Roy Lukes stands next to the long roots of a Yellow Birch at Parfrey’s Glen State Natural Area.

Some of today’s finest stands in the U.S. exist in Michigan’s Upper Peninsula, with some of the best growing on state-protected and preserved land. This is strictly a forest tree and does very poorly in open areas when planted singly as an ornamental tree. It needs to be with other trees including Sugar Maple, American Beech, Northern Hemlock, White Pine, White Spruce and Balsam Fir. Unfortunately, young Yellow Birch seedlings are heavily browsed by the Whitetail Deer. Two of the tree’s worst enemies, in addition to the deer, include the Nectria cankers and the tinder fungus, also equally damaging on the Paper Birches.

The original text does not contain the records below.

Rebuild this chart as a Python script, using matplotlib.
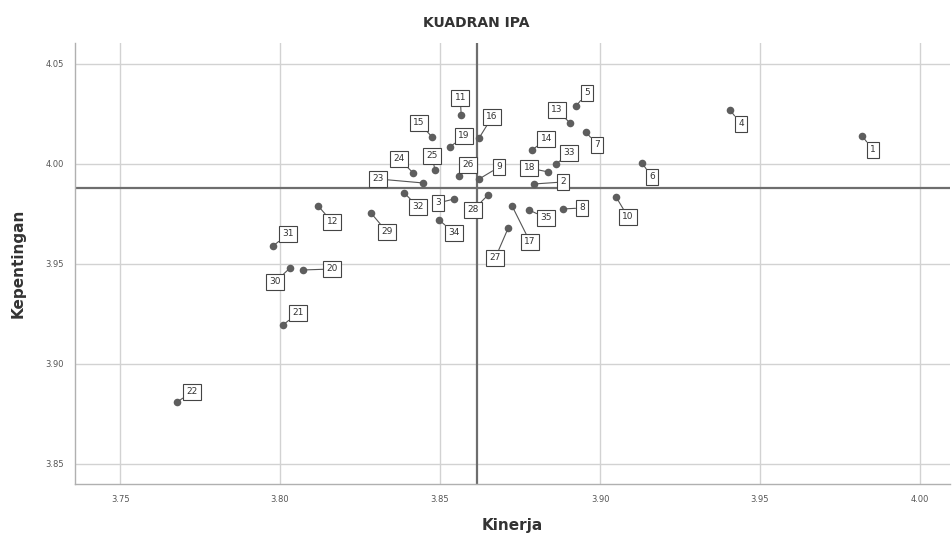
import matplotlib
matplotlib.use("Agg")
import matplotlib.pyplot as plt

# ---- data ----
item_ids = list(range(1, 36))
kinerja = [3.9819, 3.8794, 3.8544, 3.9406, 3.8925, 3.9131, 3.8956, 3.8884, 3.8622, 3.9050,
           3.8566, 3.8119, 3.8906, 3.8788, 3.8475, 3.8622, 3.8725, 3.8838, 3.8531, 3.8072,
           3.8009, 3.7678, 3.8447, 3.8416, 3.8484, 3.8559, 3.8713, 3.8650, 3.8284, 3.8031,
           3.7978, 3.8388, 3.8863, 3.8497, 3.8778]
kepentingan = [4.0140, 3.9900, 3.9825, 4.0270, 4.0290, 4.0005, 4.0160, 3.9775, 3.9925, 3.9835,
               4.0245, 3.9790, 4.0205, 4.0070, 4.0135, 4.0130, 3.9790, 3.9960, 4.0085, 3.9470,
               3.9195, 3.8810, 3.9905, 3.9955, 3.9970, 3.9940, 3.9680, 3.9845, 3.9755, 3.9480,
               3.9590, 3.9855, 4.0000, 3.9720, 3.9770]
mean_kinerja = 3.8616
mean_kepentingan = 3.988
x_ticks = [3.75, 3.80, 3.85, 3.90, 3.95, 4.00]
y_ticks = [3.85, 3.90, 3.95, 4.00, 4.05]

# ---- label placement (pixel offsets, style only) ----
label_offsets = {
    1: (11, 14), 2: (29, -2), 3: (-16, 4), 4: (11, 14), 5: (11, -13), 6: (10, 14),
    7: (11, 13), 8: (19, -1), 9: (20, -12), 10: (12, 20), 11: (-1, -17), 12: (14, 16),
    13: (-13, -13), 14: (14, -11), 15: (-13, -14), 16: (13, -21), 17: (18, 36),
    18: (-19, -4), 19: (14, -11), 20: (29, -1), 21: (15, -12), 22: (15, -10),
    23: (-45, -4), 24: (-14, -14), 25: (-3, -14), 26: (9, -11), 27: (-13, 30),
    28: (-15, 15), 29: (16, 19), 30: (-15, 14), 31: (15, -12), 32: (14, 14),
    33: (13, -11), 34: (15, 13), 35: (17, 8),
}

fig = plt.figure(figsize=(9.52, 5.37), dpi=100)
ax = fig.add_axes([0.0788, 0.0987, 0.9192, 0.8213])

ax.set_xlim(3.7359, 4.0094)
ax.set_ylim(3.84, 4.0605)
ax.set_xticks(x_ticks)
ax.set_yticks(y_ticks)
ax.set_xticklabels([f"{v:.2f}" for v in x_ticks])
ax.set_yticklabels([f"{v:.2f}" for v in y_ticks])
ax.grid(True, color="#d2d2d2", linewidth=1.0)
ax.set_axisbelow(True)
ax.tick_params(axis="both", length=0, labelsize=6, colors="#555555", pad=8)

for s in ["top", "right"]:
    ax.spines[s].set_visible(False)
for s in ["left", "bottom"]:
    ax.spines[s].set_color("#b0b0b0")
    ax.spines[s].set_linewidth(1.0)

ax.axvline(mean_kinerja, color="#6e6e6e", linewidth=1.6, zorder=2)
ax.axhline(mean_kepentingan, color="#6e6e6e", linewidth=1.6, zorder=2)

ax.scatter(kinerja, kepentingan, s=30, color="#5e5e5e", zorder=4, linewidths=0)

for i, x, y in zip(item_ids, kinerja, kepentingan):
    dx, dy = label_offsets[i]
    ax.annotate(str(i), xy=(x, y), xytext=(dx, -dy), textcoords="offset pixels",
                ha="center", va="center", fontsize=6.5, color="#333333",
                bbox=dict(boxstyle="square,pad=0.35", fc="white", ec="#444444", lw=0.8),
                arrowprops=dict(arrowstyle="-", color="#555555", lw=0.8,
                                shrinkA=0, shrinkB=2),
                zorder=5)

ax.set_xlabel("Kinerja", fontsize=11, fontweight="bold", color="#333333", labelpad=10)
ax.set_ylabel("Kepentingan", fontsize=11, fontweight="bold", color="#333333", labelpad=14)
fig.text(0.5, 0.957, "KUADRAN IPA", ha="center", va="center", fontsize=10,
         fontweight="bold", color="#333333")

fig.savefig("out.png", dpi=100)
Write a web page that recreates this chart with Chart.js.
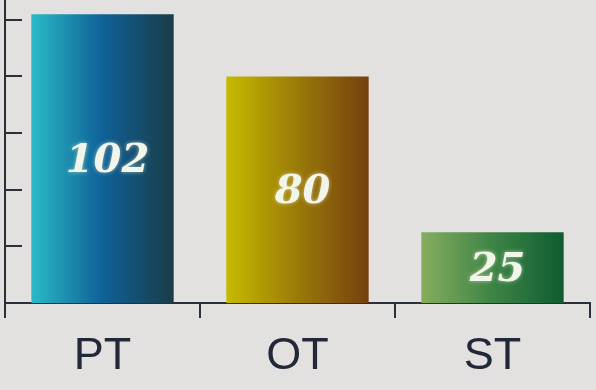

I learned through reading and field study that the tiny seeds of the Yellow Birch tend to germinate best in damp rich forest duff, especially in that existing upon old Northern Hemlock stumps. Gradually their roots grow out and around the edge of the old stump, then downward to the ground where they really become anchored and grow all the faster. Eventually the stump rots away leaving the Yellow Birch tree with so-called stilt-like “prop roots” through which one can easily see, like looking between prison bars! I can show you several examples of this at the Meridian County “Wayside” Park between Baileys Harbor and Jacksonport.

One of the most lovely and unusual Yellow Birches Charlotte and I have ever seen was at an incredible State Natural Area, Parfrey’s Glen, in the Devil’s Lake region. Birch trees, including the Yellow, produce great quantities of seeds. If a seed falls and lodges, for example, in a cluster of wet moss growing on a natural sloping rock wall, it may germinate. Gradually its roots will locate even the smallest amount of soil in a crevasse as they straddle their way downward. Eventually they reach the ground where they will become anchored and nourish the tree for many years.

Winter can be a purely delightful time for enjoying the trunks of the birches, be they white or yellow, especially outlined against the dark backdrop of the conifers. And while you’re at it, please hug one for me too!